In this series, Elon College, the College of Arts and Sciences is shining the spotlight on distinguished members of the Class of 2022 from a wide array of disciplines.
Honors Fellow Hannah Boone ’22 stumbled into her anthropology major in a familiar Elon way.
“I was placed in an anthropology course my first semester. I had no idea what anthropology was, but by the end of that first class, I knew I was going to declare it as my major,” Boone said. “I love talking to people and learning about how they see and interact with the world, and anthropology provided me with the opportunity to do that for my entire career.”
Boone is a member of the Lambda Alpha National Anthropology Honor Society, and this spring was recognized with the Outstanding Senior in Anthropology award as well as the Program for Ethnographic Research and Community Studies’ Outstanding Ethnography Award.
Tell us about your undergraduate research.
I conducted my undergraduate Honors thesis on young climate activists and what motivates them to get involved. Anthropological theory has previously emphasized the role of material resources in the success of social movements, but young people do not have access to those resources. Therefore, I theorized that young people’s emotions in response to the climate crisis mobilized them, and I conducted interviews and art activities to learn more about their motivations.

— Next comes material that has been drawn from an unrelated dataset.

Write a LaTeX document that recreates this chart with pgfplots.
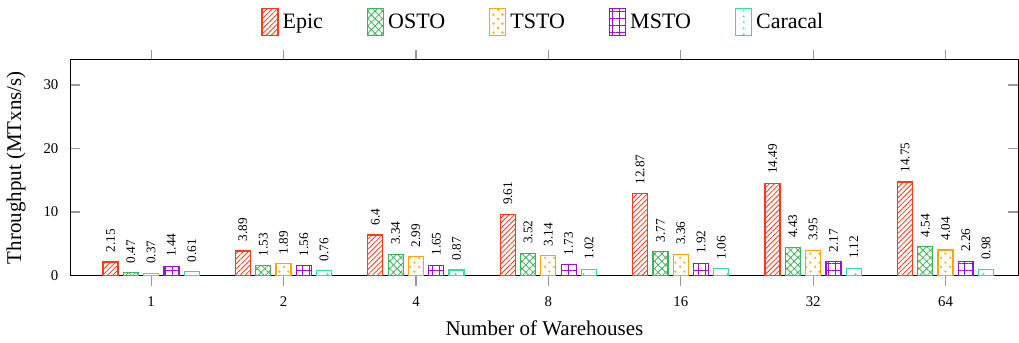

I selected this topic because it is incredibly relevant and I wanted to amplify the voices of young people fighting for the future. I presented this research at the Spring Undergraduate Research Forum in 2021 and 2022, at the National Conferences on Undergraduate Research, and at the State of North Carolina Undergraduate Research and Creativity Symposium.
I have had the opportunity to work closely with two professors throughout the course of my undergraduate research. The first was Dr. Jennifer Carroll, who helped me get the project up and running and helped me begin the research process. She moved to N.C. State University last year, and so I got the chance to finish my project with the guidance of Dr. Leyla Savloff. She worked with me throughout the final stages of data collection and the writing of my thesis. I am so grateful to have had the opportunity to work with both of them, as they both taught me so much!
What are your post-Elon plans?
After graduation, I will be moving to Corvallis, Oregon, to get my master’s in applied anthropology at Oregon State University. I have received full funding from the program through a graduate teaching assistantship, and I am extremely excited for the opportunity to get teaching experience while also learning more and continuing my research.
What have been the most valuable aspects of your time at Elon?
The most valuable experiences for me have been conducting my research, working in the anthropology and sociology office, and participating in a study abroad program in Costa Rica.
I have learned so much about the research process, and feel well-equipped to successfully complete a master’s thesis. I have gained skills in interviewing, writing and public speaking, which are all helpful in many aspects of life. Working in the Ant/Soc office gave me the chance to get to know the professors in the department well, in addition to the opportunity to edit two books for professors. This expanded my knowledge of the field, gave me work experience and gave me the chance to get to know some incredible people.
Finally, the time I spent in Costa Rica is probably the most rewarding experience of my college career. I got to live with a host family, which greatly improved my Spanish skills and expanded my knowledge of the differences and similarities among cultures. Traveling around the country with a group of people who were also so excited to learn and take in the new experiences was truly wonderful, and I cannot put all my feelings about it into words. In regards to things I am proud of, my thesis is at the top of the list, as that work was incredibly meaningful.
What advice would you give first-year students?
I would tell first year students not to over-schedule themselves, but to really invest themselves in a few things they love. I would also tell them to enjoy every moment – it sounds cliché, but time has flown and I would give anything to be able to go back and tell myself not to take a minute for granted. Take classes that interest you, spend time with friends who love and support you and take advantage of the opportunities that Elon provides. Finally, I would recommend getting to know the professors in your department, as that opens doors that you might not even realize exist.